Un des avantages avec Donald Trump est qu’il dit tout haut ce qu’il pense tout bas. Il ne peut s’en empêcher. Le deuxième des trois débats qui opposait Hillary Clinton et Donald Trump, on a eu l’occasion d’assister à cet échange qui ressemble plus à match de catch (Donald Trump apprécie particulièrement ce sport) qu’à un débat pour la présidence des États-Unis.
– « If I win, I am going to instruct my attorney general to get a special prosecutor to look into your situation, » annonce Donald Trump
– « It’s just awfully good that someone with the temperament of Donald Trump is not in charge of the law in our country, » répondit Hillary Clinton
– « Because you would be in jail, » conclut celui qui sera élu un mois plus tard.
Après son élection, il avait indiqué avoir tourné la page dans une interview au New York Times : « I don’t want to hurt the Clintons, I really don’t. “She went through a lot and suffered greatly in many different ways, and I am not looking to hurt them at all. The campaign was vicious.”
Mais la suite prouve que c’était là un effort trop important pour lui. Tweet après tweet, il ne peut masquer sa rancœur contre son ancienne opposante. Et même lors des meetings de campagne, il a repris un de ses slogans favoris – lock her up – avant de suggérer à ses partisans de le reprendre en cœur.
Tout ceci serait presque anecdotique s’il n’était pas président des États-Unis et s’il avait compris qu’il l’était. Que les États-Unis ne se gèrent pas comme une PME familiale. Qu’il y a des pouvoirs et des contrepouvoirs.
C’est précisément ce que James Madison, l’un des rédacteurs de la Constitution et qui appartient à ceux que l’on appelle les Pères fondateurs. Ce n’est pas le pouvoir qui corrompt, mais l’absence de limite du pouvoir.
« The accumulation of all powers, legislative, executive, and judiciary, in the same hands, whether of one, a few, or many, and whether hereditary, selfappointed, or elective, may justly be pronounced the very definition of tyranny. »
― James Madison, Federalist Papers
Un article publié par le New York Times nous apprend qu’au printemps dernier Donald Trump avait demandé à son conseiller juridique Don McGahn (jusqu’en octobre 2018) d’engager des poursuites contre Hillary Clinton et James Comey (alors directeur du FBI) via le ministère de la Justice. Don McGahn a rétorqué au président qu’il n’avait pas ce pouvoir et qu’il pouvait seulement initier une enquête. L’équipe de conseillers juridiques du président a, selon le New York Times, été contrainte d’écrire un mémo expliquant les conséquences d’une telle initiative, parmi lesquelles l’impeachment n’est pas la plus improbable.

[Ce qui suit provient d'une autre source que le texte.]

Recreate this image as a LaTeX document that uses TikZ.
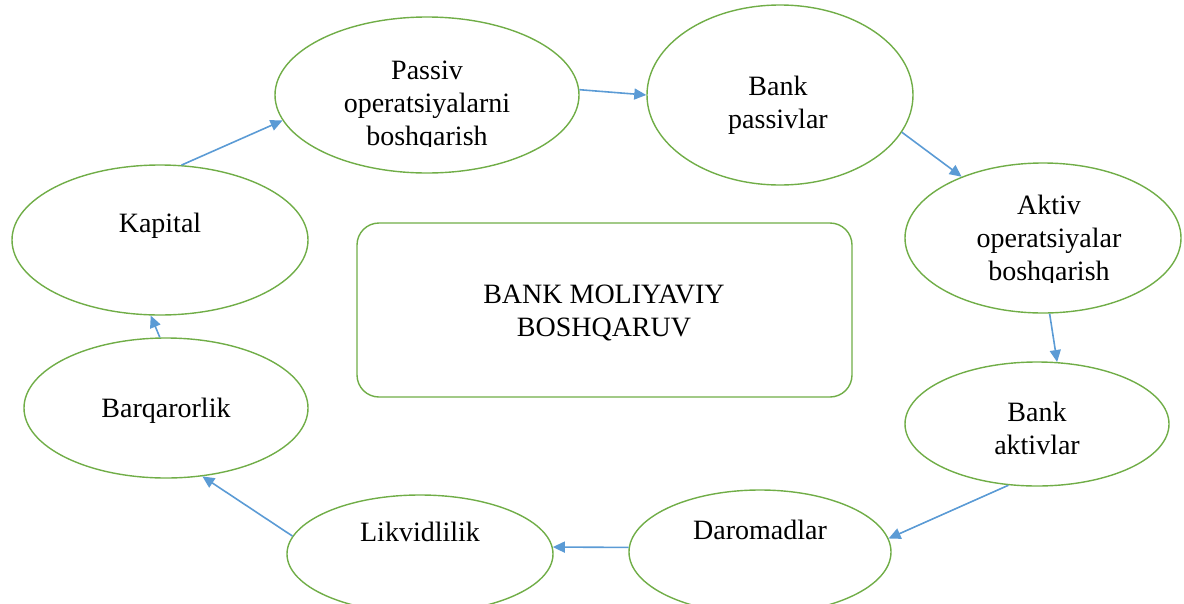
\documentclass[tikz,border=0pt]{standalone}
\usepackage{fontspec}
\setmainfont{Liberation Serif}
\usetikzlibrary{shapes.geometric,arrows.meta}
\definecolor{egreen}{RGB}{112,173,71}
\definecolor{ablue}{RGB}{91,155,213}
\tikzset{
 oval/.style={ellipse,draw=egreen,line width=1.4pt,inner sep=0pt},
 lbl/.style={align=center,font=\fontsize{28}{33}\selectfont,inner sep=0pt},
 conn/.style={draw=ablue,line width=1.6pt,-{Triangle[length=12pt,width=11pt]}},
}
\begin{document}
\begin{tikzpicture}[x=1pt,y=-1pt]
\useasboundingbox (0,0) rectangle (1184,603);
% ellipses
\node[oval,minimum width=304pt,minimum height=156pt] (pas) at (427,95) {};
\node[oval,minimum width=266pt,minimum height=180pt] (bpas) at (780,95) {};
\node[oval,minimum width=276pt,minimum height=150pt] (akt) at (1043,238) {};
\node[oval,minimum width=264pt,minimum height=124pt] (bakt) at (1037,424) {};
\node[oval,minimum width=262pt,minimum height=124pt] (dar) at (760,552) {};
\node[oval,minimum width=266pt,minimum height=118pt] (lik) at (420,554) {};
\node[oval,minimum width=284pt,minimum height=140pt] (bar) at (166,408) {};
\node[oval,minimum width=296pt,minimum height=150pt] (kap) at (160,240) {};
% central box
\node[draw=egreen,line width=1.4pt,rounded corners=22pt,minimum width=495pt,minimum height=174pt,inner sep=0pt] (box) at (604.5,310) {};
% texts
\begin{scope}
\clip (300,40) rectangle (560,146);
\node[lbl] (tpas) at (427,106) {Passiv\\operatsiyalarni\\boshqarish};
\end{scope}
\node[lbl] (tbpas) at (778,105) {Bank\\passivlar};
\begin{scope}
\clip (940,180) rectangle (1160,282);
\node[lbl] (takt) at (1049,241) {Aktiv\\operatsiyalar\\boshqarish};
\end{scope}
\node[lbl] (tbakt) at (1037,428) {Bank\\aktivlar};
\node[lbl] (tdar) at (760,530) {Daromadlar};
\node[lbl] (tlik) at (420,532) {Likvidlilik};
\node[lbl] (tbar) at (166,411) {Barqarorlik};
\node[lbl] (tkap) at (160,226) {Kapital};
\node[lbl] (tbox) at (604,313) {BANK MOLIYAVIY\\BOSHQARUV};
% connectors
\draw[conn] (kap.74) -- (pas.190);
\draw[conn] (pas.2) -- (bpas.180);
\draw[conn] (bpas.-17) -- (akt.143);
\draw[conn] (akt.-85) -- (bakt.72);
\draw[conn] (bakt.-115) -- (dar.6);
\draw[conn] (dar.178) -- (lik.3);
\draw[conn] (lik.172) -- (bar.-62);
\draw[conn] (bar.95) -- (kap.-97);
\end{tikzpicture}
\end{document}
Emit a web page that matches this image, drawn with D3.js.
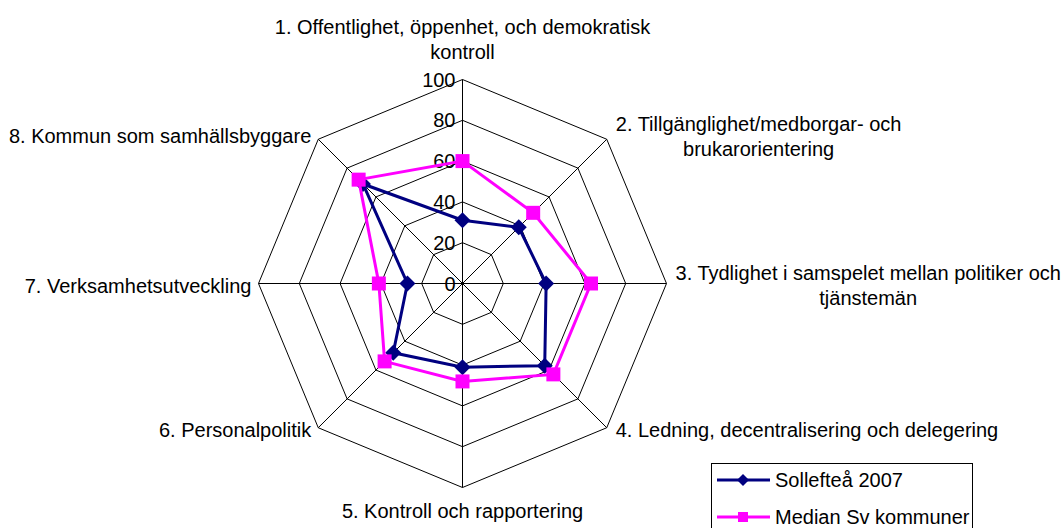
<!DOCTYPE html>
<html>
<meta charset="utf-8">
<style>
body {
  margin: 0;
  background: #fff;
  font-family: 'Liberation Sans', Arial, sans-serif;
}
.grid line, .grid polygon {
  fill: none;
  stroke: #000;
  stroke-width: 1;
}
.lbl, .tick {
  font-size: 20px;
  fill: #000;
}
</style>
<body>
<script src="https://cdn.jsdelivr.net/npm/d3@7/dist/d3.min.js"></script>
<script>
var w = 1064;
var h = 528;

// categories (multi-line labels split by |)
var categories = [
  "1. Offentlighet, öppenhet, och demokratisk|kontroll",
  "2. Tillgänglighet/medborgar- och|brukarorientering",
  "3. Tydlighet i samspelet mellan politiker och|tjänstemän",
  "4. Ledning, decentralisering och delegering",
  "5. Kontroll och rapportering",
  "6. Personalpolitik",
  "7. Verksamhetsutveckling",
  "8. Kommun som samhällsbyggare"
];
var sollefteaValues = [31, 39, 41, 57, 41, 48, 27, 69];
var medianValues = [60, 49, 63, 63, 48, 54, 41, 72];
var ticks = [0, 20, 40, 60, 80, 100];
var seriesNames = ["Sollefteå 2007", "Median Sv kommuner"];

var cx = 462.5, cy = 283.5;
var r = d3.scaleLinear().domain([0, 100]).range([0, 204]);
var angle = function(i) { return i * 2 * Math.PI / categories.length; };
var px = function(i, v) { return cx + r(v) * Math.sin(angle(i)); };
var py = function(i, v) { return cy - r(v) * Math.cos(angle(i)); };

var svg = d3.select("body")
  .append("svg")
  .attr("width", w)
  .attr("height", h);

// grid rings and spokes
var grid = svg.append("g").attr("class", "grid");
grid.selectAll("polygon")
  .data(ticks.slice(1))
  .enter()
  .append("polygon")
  .attr("points", function(t) {
    return categories.map(function(c, i) { return px(i, t) + "," + py(i, t); }).join(" ");
  });
grid.selectAll("line")
  .data(categories)
  .enter()
  .append("line")
  .attr("x1", cx).attr("y1", cy)
  .attr("x2", function(d, i) { return px(i, 100); })
  .attr("y2", function(d, i) { return py(i, 100); });

// tick labels
svg.selectAll(".tick")
  .data(ticks)
  .enter()
  .append("text")
  .attr("class", "tick")
  .attr("x", cx - 7)
  .attr("y", function(t) { return cy - r(t); })
  .attr("dy", ".35em")
  .style("text-anchor", "end")
  .text(function(t) { return t; });

// category labels
var lineH = 25;
categories.forEach(function(c, i) {
  var lines = c.split("|");
  var g = svg.append("g");
  var t = g.append("text").attr("class", "lbl").style("text-anchor", "middle");
  lines.forEach(function(l, k) {
    t.append("tspan").attr("x", 0).attr("y", k * lineH).attr("dy", ".35em").text(l);
  });
  var bw = d3.max(t.selectAll("tspan").nodes(), function(n) { return n.getComputedTextLength(); });
  var bh = (lines.length - 1) * lineH;
  var x0 = px(i, 100), y0 = py(i, 100);
  var s = Math.round(Math.sin(angle(i)) * 100) / 100;
  var tx, ty;
  if (s > 0) { tx = x0 + 9 + bw / 2; ty = y0 - bh / 2 + (i == 1 ? -3 : 2); }
  else if (s < 0) { tx = x0 - 7 - bw / 2; ty = y0 - bh / 2 + (i == 7 ? -3 : 2); }
  else if (i == 0) { tx = x0; ty = y0 - 28 - bh; }
  else { tx = x0; ty = y0 + 23; }
  g.attr("transform", "translate(" + tx + "," + ty + ")");
});

// series
var colors = ["#000080", "#ff00ff"];
var allSeries = [sollefteaValues, medianValues];
var lineGen = d3.lineRadial()
  .angle(function(d, i) { return angle(i); })
  .radius(function(d) { return r(d); })
  .curve(d3.curveLinearClosed);

allSeries.forEach(function(vals, s) {
  var g = svg.append("g").attr("transform", "translate(" + cx + "," + cy + ")");
  g.append("path")
    .attr("d", lineGen(vals))
    .style("fill", "none")
    .style("stroke", colors[s])
    .style("stroke-width", 3);
  g.selectAll(".m")
    .data(vals)
    .enter()
    .append("path")
    .attr("transform", function(d, i) {
      return "translate(" + (px(i, d) - cx) + "," + (py(i, d) - cy) + ")";
    })
    .attr("d", s == 0 ? "M0,-8L8,0L0,8L-8,0Z" : "M-7,-7H7V7H-7Z")
    .style("fill", colors[s]);
});

// legend
var lg = svg.append("g").attr("transform", "translate(711,463)");
lg.append("rect")
  .attr("x", 0.5).attr("y", 0.5)
  .attr("width", 261).attr("height", 80)
  .style("fill", "#fff")
  .style("stroke", "#000");
var items = lg.selectAll(".item")
  .data(seriesNames)
  .enter()
  .append("g")
  .attr("transform", function(d, i) { return "translate(0," + (17 + i * 37) + ")"; });
items.append("line")
  .attr("x1", 6).attr("x2", 59)
  .style("stroke", function(d, i) { return colors[i]; })
  .style("stroke-width", 3);
items.append("path")
  .attr("transform", "translate(32,0)")
  .attr("d", function(d, i) { return i == 0 ? "M0,-6L6,0L0,6L-6,0Z" : "M-5,-5H5V5H-5Z"; })
  .style("fill", function(d, i) { return colors[i]; });
items.append("text")
  .attr("class", "lbl")
  .attr("x", 64)
  .attr("dy", ".35em")
  .text(function(d) { return d; });
</script>
</body>
</html>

Clairement, Donald Trump considère le ministère de la Justice comme un instrument à son service poursuivre ses opposants et ne semble pas avoir compris la position particulière que ce ministère a par rapport à la présidence.
C’est d’ailleurs la raison qui la conduit à démettre le lendemain de midterms Jeff Sessions, ministre de la Justice qui s’était récusé dans l’enquête menée par Robert Mueller et de nommer à sa place son ancien chef de cabinet, plus pour ses positions totalement alignées avec les siennes que pour son expérience politique et juridique. La suite n’est pas encore connue. Si l’avenir de Robert Mueller est incertain, le résultat de son enquête ne l’est pas. Si Donald Trump, vis son nouveau ministre de la Justice, Matthew Whitaker, démettait le procureur Mueller, les démocrates dans la future Chambre des représentants qui commencera ses travaux en janvier prochain, auront alors tout loisir de le convoquer en qualité de témoin à faire part du fruit de ses enquêtes.